### Material for the task

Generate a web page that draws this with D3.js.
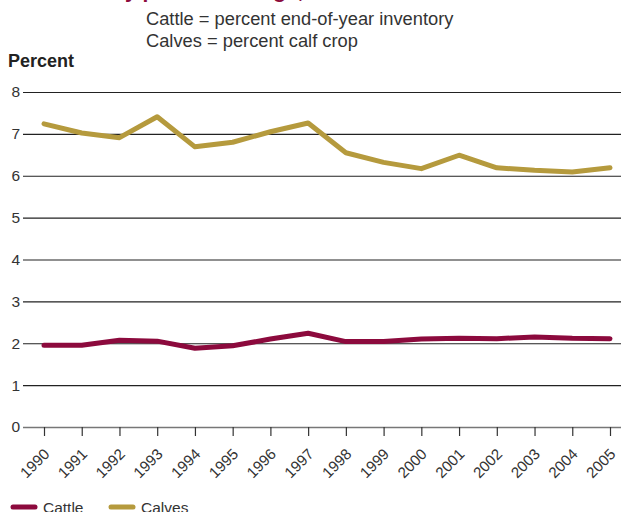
<!DOCTYPE html>
<html><head><meta charset="utf-8">
<script src="https://cdn.jsdelivr.net/npm/d3@7"></script>
<style>body{margin:0;background:#fff;}svg{display:block;font-family:"Liberation Sans",Arial,sans-serif;}</style>
</head><body>
<svg id="c" width="621" height="512"></svg>
<script>
const years = ["1990","1991","1992","1993","1994","1995","1996","1997","1998","1999","2000","2001","2002","2003","2004","2005"];
const cattle = [1.95,1.95,2.07,2.05,1.88,1.94,2.10,2.24,2.04,2.04,2.10,2.12,2.11,2.15,2.12,2.11];
const calves = [7.24,7.02,6.91,7.41,6.69,6.80,7.05,7.26,6.55,6.32,6.17,6.49,6.19,6.13,6.09,6.19];
const yTicks = [0,1,2,3,4,5,6,7,8];
const seriesNames = ["Cattle","Calves"];
const colors = ["#8c0a3d","#b59a3d"];

const svg = d3.select("#c");
const x = d3.scalePoint().domain(years).range([44,610]);
const y = d3.scaleLinear().domain([0,8]).range([427,92]);

// title (clipped at top)
const tPre = svg.append("text").attr("font-size",21).attr("font-weight","bold").text("Death loss b");
const w = tPre.node().getComputedTextLength();
tPre.remove();
svg.append("text").attr("x",125-w).attr("y",-2).attr("font-size",21).attr("font-weight","bold")
  .attr("fill","#8c0a3d").text("Death loss by percent change, 1990–2005");

svg.append("text").attr("x",146).attr("y",25).attr("font-size",18.3).attr("fill","#333")
  .text("Cattle = percent end-of-year inventory");
svg.append("text").attr("x",146).attr("y",47).attr("font-size",18.3).attr("fill","#333")
  .text("Calves = percent calf crop");
svg.append("text").attr("x",8).attr("y",67).attr("font-size",18).attr("font-weight","bold").attr("fill","#222")
  .text("Percent");

// y gridlines and labels
const ya = svg.append("g").attr("transform","translate(23,0)")
  .call(d3.axisRight(y).tickValues(yTicks).tickSize(598).tickFormat(d3.format("d")));
ya.select(".domain").remove();
ya.selectAll(".tick line").attr("stroke",d=>d===0?"#777":"#222").attr("stroke-width",d=>d===0?1.5:1.2);
ya.selectAll(".tick text").attr("x",-3).attr("text-anchor","end").attr("font-size",15.5).attr("fill","#333")
  .attr("font-family","Liberation Sans, Arial, sans-serif");

// x axis
const xa = svg.append("g").attr("transform","translate(0,427)")
  .call(d3.axisBottom(x).tickSize(9).tickSizeOuter(0));
xa.select(".domain").remove();
xa.selectAll(".tick line").attr("stroke","#333").attr("stroke-width",1.2);
xa.selectAll(".tick text").attr("font-size",15.2).attr("fill","#333")
  .attr("font-family","Liberation Sans, Arial, sans-serif")
  .attr("text-anchor","end").attr("y",0).attr("dy",0).attr("dx",0)
  .attr("transform","translate(6,28) rotate(-45)");

// lines
const line = d3.line().x((d,i)=>x(years[i])).y(d=>y(d));
[cattle,calves].forEach((s,k)=>{
  svg.append("path").datum(s).attr("d",line).attr("fill","none")
    .attr("stroke",colors[k]).attr("stroke-width",5).attr("stroke-linejoin","round").attr("stroke-linecap","round");
});

// legend
const lx = [13,111];
seriesNames.forEach((n,k)=>{
  svg.append("line").attr("x1",lx[k]).attr("x2",lx[k]+22).attr("y1",507).attr("y2",507)
    .attr("stroke",colors[k]).attr("stroke-width",5).attr("stroke-linecap","round");
  svg.append("text").attr("x",lx[k]+30).attr("y",513).attr("font-size",15.5).attr("fill","#333").text(n);
});
</script>
</body></html>
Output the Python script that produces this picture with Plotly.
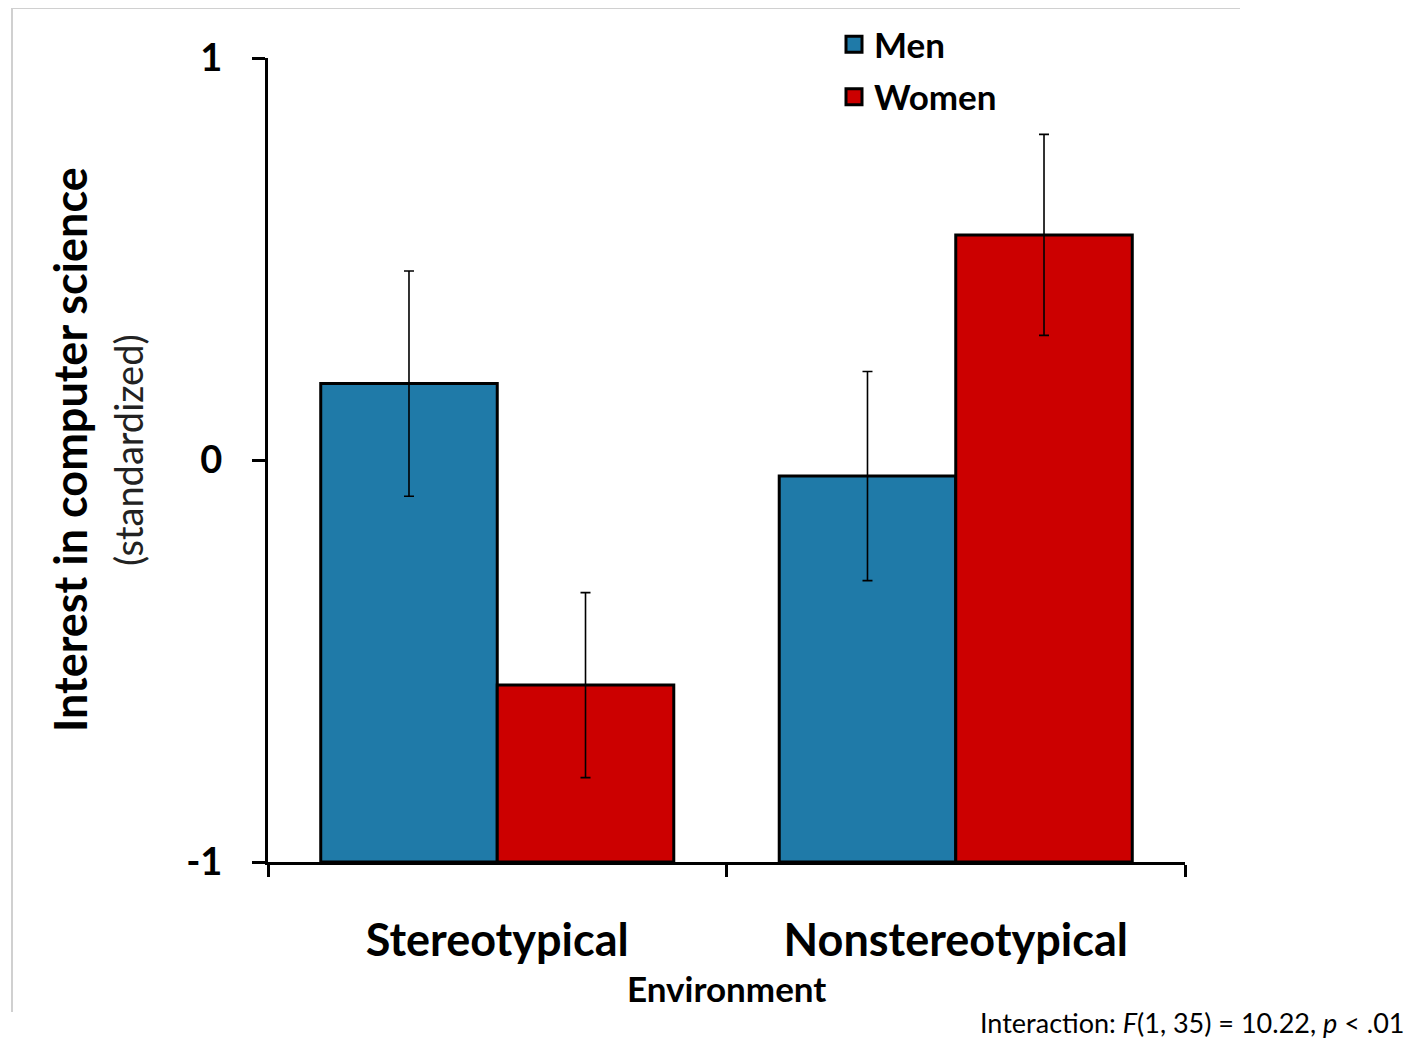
import plotly.graph_objects as go

categories = ["Stereotypical", "Nonstereotypical"]
men_values = [0.19, -0.04]
men_errors = [0.28, 0.26]
women_values = [-0.56, 0.56]
women_errors = [0.23, 0.25]
y_ticks = [-1, 0, 1]
y_tick_labels = ["-1", "0", "1"]

BASE = -1
FONT = "Lato, 'Open Sans', sans-serif"
MEN_COLOR = "#1F7AA8"
WOMEN_COLOR = "#CC0000"

fig = go.Figure()
fig.add_trace(go.Bar(
    name="Men", x=categories, y=[v - BASE for v in men_values], base=BASE,
    marker=dict(color=MEN_COLOR, line=dict(color="black", width=3)),
    error_y=dict(type="data", array=men_errors, color="black", thickness=1.6, width=5),
    showlegend=False,
))
fig.add_trace(go.Bar(
    name="Women", x=categories, y=[v - BASE for v in women_values], base=BASE,
    marker=dict(color=WOMEN_COLOR, line=dict(color="black", width=3)),
    error_y=dict(type="data", array=women_errors, color="black", thickness=1.6, width=5),
    showlegend=False,
))
# legend entries (square swatches)
for name, col, grp in [("Men", MEN_COLOR, "m"), ("Women", WOMEN_COLOR, "w")]:
    fig.add_trace(go.Scatter(
        name=name, x=[None], y=[None], mode="markers",
        marker=dict(symbol="square", size=16, color=col, line=dict(color="black", width=3)),
        legendgroup=grp, showlegend=True,
    ))

OFF = 8  # page body margin
PL, PR, PT, PB = 268, 1185, 58, 862  # plot area in page pixels
FW, FH = 1414 - OFF, 1039 - OFF
W, H = PR - PL, PB - PT

def px(x):
    return (x - PL) / W

def py(y):
    return (PB - y) / H

fig.update_layout(
    width=FW, height=FH,
    margin=dict(l=PL - OFF, r=FW - (PR - OFF), t=PT - OFF, b=FH - (PB - OFF), pad=0,
                autoexpand=False),
    paper_bgcolor="white", plot_bgcolor="white",
    barmode="group", bargap=0.23, bargroupgap=0,
    font=dict(family=FONT, color="black"),
    showlegend=True,
    legend=dict(
        x=px(834), y=py(15), xanchor="left", yanchor="top",
        font=dict(size=35, family=FONT, color="black", weight="bold"),
        traceorder="grouped", tracegroupgap=4,
        itemwidth=30, bgcolor="rgba(0,0,0,0)",
    ),
    xaxis=dict(
        showline=True, linecolor="black", linewidth=3,
        ticks="outside", tickson="boundaries", ticklen=12, tickwidth=3, tickcolor="black",
        tickfont=dict(size=45, family=FONT, color="black", weight="bold"),
        ticklabelstandoff=37, automargin=False,
        showgrid=False, zeroline=False,
    ),
    yaxis=dict(
        range=[-1, 1], tickvals=y_ticks, ticktext=y_tick_labels,
        showline=True, linecolor="black", linewidth=3,
        ticks="outside", ticklen=13, tickwidth=3, tickcolor="black",
        tickfont=dict(size=38, family=FONT, color="black", weight="bold"),
        ticklabelstandoff=22, automargin=False,
        showgrid=False, zeroline=False,
    ),
    annotations=[
        dict(text="Environment", x=0.5, y=py(988), xref="paper", yref="paper",
             xanchor="center", yanchor="middle",
             showarrow=False, font=dict(size=35, family=FONT, color="black", weight="bold")),
        dict(text="Interest in computer science", x=px(70), y=py(450), xref="paper", yref="paper",
             xanchor="center", yanchor="middle",
             textangle=-90, showarrow=False,
             font=dict(size=45, family=FONT, color="black", weight="bold")),
        dict(text="(standardized)", x=px(128), y=py(450), xref="paper", yref="paper",
             xanchor="center", yanchor="middle",
             textangle=-90, showarrow=False,
             font=dict(size=38, family=FONT, color="#222222")),
        dict(text="Interaction: <i>F</i>(1, 35) = 10.22, <i>p</i> < .01",
             x=px(1406), y=py(1022), xref="paper", yref="paper",
             xanchor="right", yanchor="middle",
             showarrow=False, font=dict(size=27, family=FONT, color="black")),
    ],
    shapes=[
        dict(type="line", xref="paper", yref="paper", x0=px(12), x1=px(1240), y0=py(8), y1=py(8),
             line=dict(color="#d0d0d0", width=2)),
        dict(type="line", xref="paper", yref="paper", x0=px(12), x1=px(12), y0=py(8), y1=py(1012),
             line=dict(color="#d0d0d0", width=2)),
    ],
)

fig.write_html("out.html")
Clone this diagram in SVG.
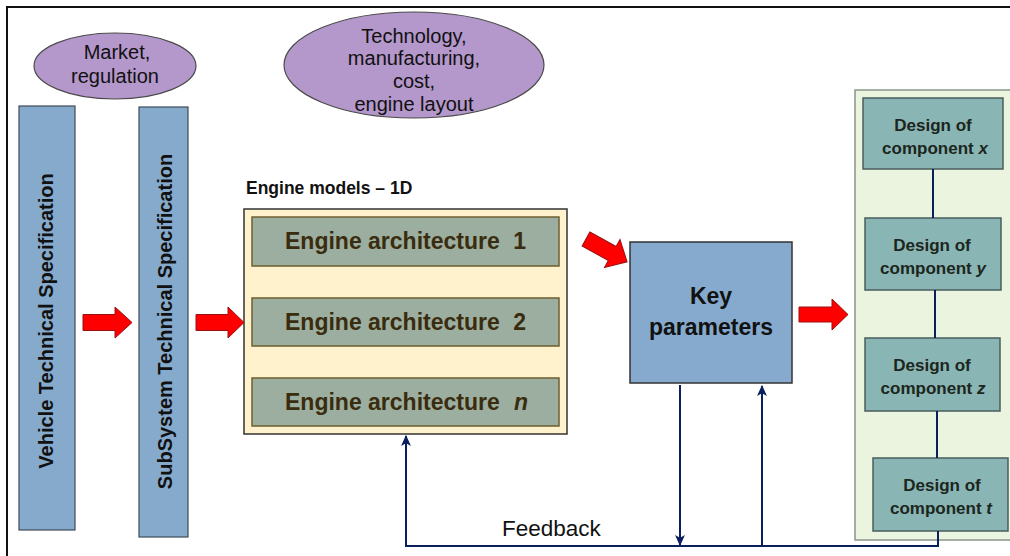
<svg xmlns="http://www.w3.org/2000/svg" width="1010" height="556" viewBox="0 0 1010 556">
<defs>
<style>
text{font-family:"Liberation Sans",Arial,sans-serif;}
.reg{font-size:20px;fill:#111;text-anchor:middle;}
.bar{fill:#86AACC;stroke:#3F4A55;stroke-width:1.2;}
.vt{font-size:20px;font-weight:bold;fill:#111;text-anchor:middle;}
.ell{fill:#B497CB;stroke:#4A4A4A;stroke-width:1.2;}
.arch{fill:#9CAEA0;stroke:#6E5F30;stroke-width:1.5;}
.archt{font-size:23px;font-weight:bold;fill:#3A2C0E;}
.comp{fill:#89B5B5;stroke:#4A5E5E;stroke-width:1.5;}
.compt{font-size:17px;font-weight:bold;fill:#1C261C;text-anchor:middle;}
.red{fill:#FF0000;stroke:#9A1010;stroke-width:1;}
.nav{stroke:#0B1F5C;stroke-width:2;fill:none;}
</style>
<marker id="ah" viewBox="0 0 10 10" refX="9" refY="5" markerWidth="11" markerHeight="11" markerUnits="userSpaceOnUse" orient="auto">
<path d="M0,0.5 L10,5 L0,9.5 L2.5,5 z" fill="#0B1F5C"/>
</marker>
</defs>
<rect x="0" y="0" width="1010" height="556" fill="#FFFFFF"/>
<rect x="7" y="7" width="1020" height="570" fill="none" stroke="#111" stroke-width="2"/>

<g id="market">
<ellipse class="ell" cx="115" cy="66" rx="81" ry="33"/>
<text class="reg" x="117" y="59">Market,</text>
<text class="reg" x="115" y="83">regulation</text>
</g>

<g id="technology">
<ellipse class="ell" cx="414" cy="65" rx="130" ry="53"/>
<text class="reg" x="414" y="43">Technology,</text>
<text class="reg" x="414" y="65">manufacturing,</text>
<text class="reg" x="414" y="88">cost,</text>
<text class="reg" x="414" y="111">engine layout</text>
</g>

<g id="vehicle-spec">
<rect class="bar" x="19" y="106" width="56" height="424"/>
<text class="vt" transform="translate(53,321) rotate(-90)">Vehicle Technical Specification</text>
</g>

<g id="subsystem-spec">
<rect class="bar" x="139" y="107" width="49" height="430"/>
<text class="vt" transform="translate(172,321.5) rotate(-90)">SubSystem Technical Specification</text>
</g>

<g id="engine-models">
<text x="246" y="194" style="font-size:17.5px;font-weight:bold;fill:#111">Engine models – 1D</text>
<rect x="244" y="209" width="323" height="225" fill="#FFF2CC" stroke="#333" stroke-width="1.5"/>
<g id="arch1">
<rect class="arch" x="252" y="217" width="307" height="49"/>
<text class="archt" x="285" y="249">Engine architecture</text>
<text class="archt" x="526" y="249" text-anchor="end">1</text>
</g>
<g id="arch2">
<rect class="arch" x="252" y="298" width="307" height="48"/>
<text class="archt" x="285" y="330">Engine architecture</text>
<text class="archt" x="526" y="330" text-anchor="end">2</text>
</g>
<g id="archn">
<rect class="arch" x="252" y="378" width="307" height="48"/>
<text class="archt" x="285" y="410">Engine architecture</text>
<text class="archt" x="528" y="410" text-anchor="end" font-style="italic">n</text>
</g>
</g>

<g id="key-parameters">
<rect x="630" y="242" width="162" height="141" fill="#86AACD" stroke="#333" stroke-width="1.5"/>
<text x="711" y="304" style="font-size:23px;font-weight:bold;fill:#111;text-anchor:middle">Key</text>
<text x="711" y="335" style="font-size:23px;font-weight:bold;fill:#111;text-anchor:middle">parameters</text>
</g>

<g id="components">
<rect x="855" y="90" width="170" height="450" fill="#EAF4DE" stroke="#8A948A" stroke-width="1.5"/>
<g id="comp-x">
<rect class="comp" x="863" y="98" width="140" height="71"/>
<text class="compt" x="933" y="131">Design of</text>
<text class="compt" x="935" y="154">component <tspan font-style="italic">x</tspan></text>
</g>
<g id="comp-y">
<rect class="comp" x="865" y="218" width="136" height="72"/>
<text class="compt" x="932" y="251">Design of</text>
<text class="compt" x="933" y="274">component <tspan font-style="italic">y</tspan></text>
</g>
<g id="comp-z">
<rect class="comp" x="865" y="338" width="135" height="73"/>
<text class="compt" x="932" y="371">Design of</text>
<text class="compt" x="933" y="394">component <tspan font-style="italic">z</tspan></text>
</g>
<g id="comp-t">
<rect class="comp" x="873" y="458" width="135" height="73"/>
<text class="compt" x="942" y="491">Design of</text>
<text class="compt" x="941" y="514">component <tspan font-style="italic">t</tspan></text>
</g>
</g>

<g id="connectors">
<path class="red" d="M83,314.5 H115 V307 L132,322.5 L115,338 V330.5 H83 Z"/>
<path class="red" d="M196,314.5 H228 V307 L244,322.5 L228,338 V330.5 H196 Z"/>
<path class="red" d="M799,307 H832 V299 L848,314.5 L832,330 V322 H799 Z"/>
<path class="red" transform="translate(586,239) rotate(29)" d="M0,-8 H30 V-16 L47,0 L30,16 V8 H0 Z"/>
<path class="nav" d="M933,169 V218 M935,290 V338 M937,411 V458"/>
<path class="nav" d="M938,531 V546 H406 V436" marker-end="url(#ah)"/>
<path class="nav" d="M680,385 V545" marker-end="url(#ah)"/>
<path class="nav" d="M762,546 V386" marker-end="url(#ah)"/>
<text x="502" y="536" style="font-size:22.5px;fill:#111">Feedback</text>
</g>
</svg>
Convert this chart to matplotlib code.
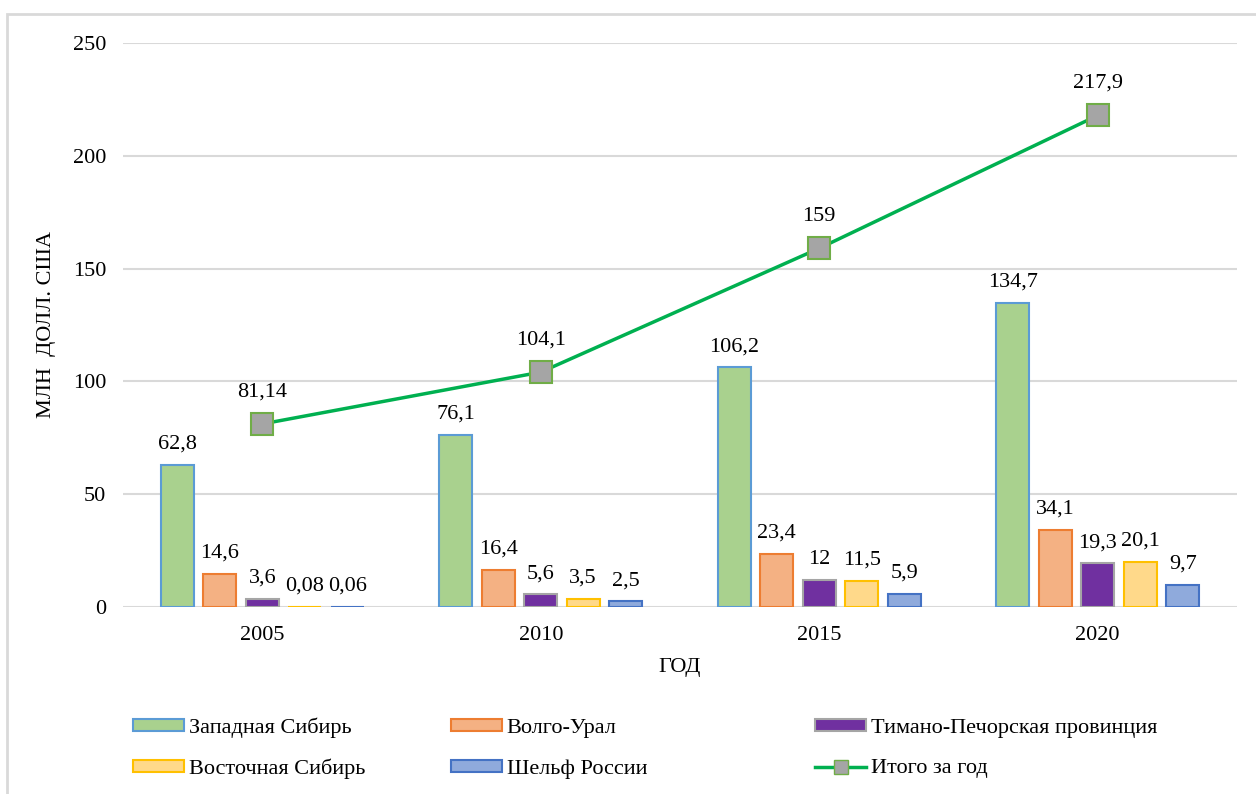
import matplotlib.pyplot as plt
import numpy as np
from matplotlib.patches import Rectangle
from matplotlib.lines import Line2D

plt.rcParams['font.family'] = ['Liberation Serif', 'DejaVu Serif']
plt.rcParams['font.size'] = 16

years = ['2005', '2010', '2015', '2020']
regions = ['Западная Сибирь', 'Волго-Урал', 'Тимано-Печорская провинция',
           'Восточная Сибирь', 'Шельф России']
west_siberia = [62.8, 76.1, 106.2, 134.7]
volga_ural = [14.6, 16.4, 23.4, 34.1]
timan_pechora = [3.6, 5.6, 12, 19.3]
east_siberia = [0.08, 3.5, 11.5, 20.1]
shelf = [0.06, 2.5, 5.9, 9.7]
total = [81.14, 104.1, 159, 217.9]

series = [west_siberia, volga_ural, timan_pechora, east_siberia, shelf]
labels = [['62,8', '76,1', '106,2', '134,7'],
          ['14,6', '16,4', '23,4', '34,1'],
          ['3,6', '5,6', '12', '19,3'],
          ['0,08', '3,5', '11,5', '20,1'],
          ['0,06', '2,5', '5,9', '9,7']]
total_labels = ['81,14', '104,1', '159', '217,9']

fills = ['#a9d18e', '#f4b183', '#7030a0', '#ffd98a', '#8faadc']
edges = ['#5b9bd5', '#ed7d31', '#a5a5a5', '#ffc000', '#4472c4']

fig = plt.figure(figsize=(12.56, 7.94), dpi=100)
ax = fig.add_axes([123 / 1256, 1 - 607 / 794, 1114 / 1256, 564 / 794])

# рамка вокруг всей диаграммы
fig.patches.append(Rectangle((7 / 1256, -0.1), 1.2, (794 - 14) / 794 + 0.1,
                             transform=fig.transFigure, fill=False,
                             edgecolor='#d9d9d9', linewidth=2, zorder=0))

x = np.arange(len(years))
pitch = 0.1526
width = 0.118
for i, (vals, fc, ec) in enumerate(zip(series, fills, edges)):
    pos = x + (i - 2) * pitch
    ax.bar(pos, vals, width=width, color=fc, edgecolor=ec, linewidth=1.5, zorder=3)
    for px, v, t in zip(pos, vals, labels[i]):
        ax.text(px, v + 5, t, ha='center', va='bottom')

ax.plot(x, total, color='#00b050', linewidth=2.5, marker='s', markersize=15.5,
        markerfacecolor='#a5a5a5', markeredgecolor='#70ad47', markeredgewidth=1.5,
        zorder=4)
for px, v, t in zip(x, total, total_labels):
    ax.text(px, v + 10, t, ha='center', va='bottom')

ax.set_xlim(-0.5, 3.5)
ax.set_ylim(0, 250)
ax.set_yticks([0, 50, 100, 150, 200, 250])
ax.set_xticks(x)
ax.set_xticklabels(years)
ax.tick_params(axis='x', length=0, labelsize=16, pad=14)
ax.tick_params(axis='y', length=0, labelsize=16, pad=12)
ax.grid(axis='y', color='#d9d9d9', linewidth=1.5, zorder=0)
ax.set_axisbelow(True)
for s in ax.spines.values():
    s.set_visible(False)

ax.set_xlabel('ГОД', labelpad=9)
ax.set_ylabel('МЛН  ДОЛЛ. США', labelpad=12)

# легенда: каждый элемент на своём месте (3 колонки x 2 строки)
h = [Rectangle((0, 0), 1, 1, facecolor=fc, edgecolor=ec, linewidth=1.5)
     for fc, ec in zip(fills, edges)]
h_total = Line2D([], [], color='#00b050', linewidth=2.5, marker='s', markersize=10,
                 markerfacecolor='#a5a5a5', markeredgecolor='#70ad47')
entries = [(h[0], regions[0], 133, 728), (h[1], regions[1], 451, 728),
           (h[2], regions[2], 815, 728), (h[3], regions[3], 133, 769),
           (h[4], regions[4], 451, 769), (h_total, 'Итого за год', 815, 769)]
for hd, name, lx, ly in entries:
    leg = fig.legend([hd], [name], loc='center left', frameon=False,
                     bbox_to_anchor=(lx / 1256, 1 - ly / 794),
                     borderaxespad=0, borderpad=0, handlelength=2.3,
                     handleheight=0.45, handletextpad=0.2)

fig.savefig('out.png', dpi=100)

### Task objective
Write out exactly the lines from the one that has "Output the Python" down to the one that has "return (PB - y) / H", including both. Pictures stay out of the copy.

### Response below
Output the Python script that produces this picture with Plotly.
import plotly.graph_objects as go

categories = ["Stereotypical", "Nonstereotypical"]
men_values = [0.19, -0.04]
men_errors = [0.28, 0.26]
women_values = [-0.56, 0.56]
women_errors = [0.23, 0.25]
y_ticks = [-1, 0, 1]
y_tick_labels = ["-1", "0", "1"]

BASE = -1
FONT = "Lato, 'Open Sans', sans-serif"
MEN_COLOR = "#1F7AA8"
WOMEN_COLOR = "#CC0000"

fig = go.Figure()
fig.add_trace(go.Bar(
    name="Men", x=categories, y=[v - BASE for v in men_values], base=BASE,
    marker=dict(color=MEN_COLOR, line=dict(color="black", width=3)),
    error_y=dict(type="data", array=men_errors, color="black", thickness=1.6, width=5),
    showlegend=False,
))
fig.add_trace(go.Bar(
    name="Women", x=categories, y=[v - BASE for v in women_values], base=BASE,
    marker=dict(color=WOMEN_COLOR, line=dict(color="black", width=3)),
    error_y=dict(type="data", array=women_errors, color="black", thickness=1.6, width=5),
    showlegend=False,
))
# legend entries (square swatches)
for name, col, grp in [("Men", MEN_COLOR, "m"), ("Women", WOMEN_COLOR, "w")]:
    fig.add_trace(go.Scatter(
        name=name, x=[None], y=[None], mode="markers",
        marker=dict(symbol="square", size=16, color=col, line=dict(color="black", width=3)),
        legendgroup=grp, showlegend=True,
    ))

OFF = 8  # page body margin
PL, PR, PT, PB = 268, 1185, 58, 862  # plot area in page pixels
FW, FH = 1414 - OFF, 1039 - OFF
W, H = PR - PL, PB - PT

def px(x):
    return (x - PL) / W

def py(y):
    return (PB - y) / H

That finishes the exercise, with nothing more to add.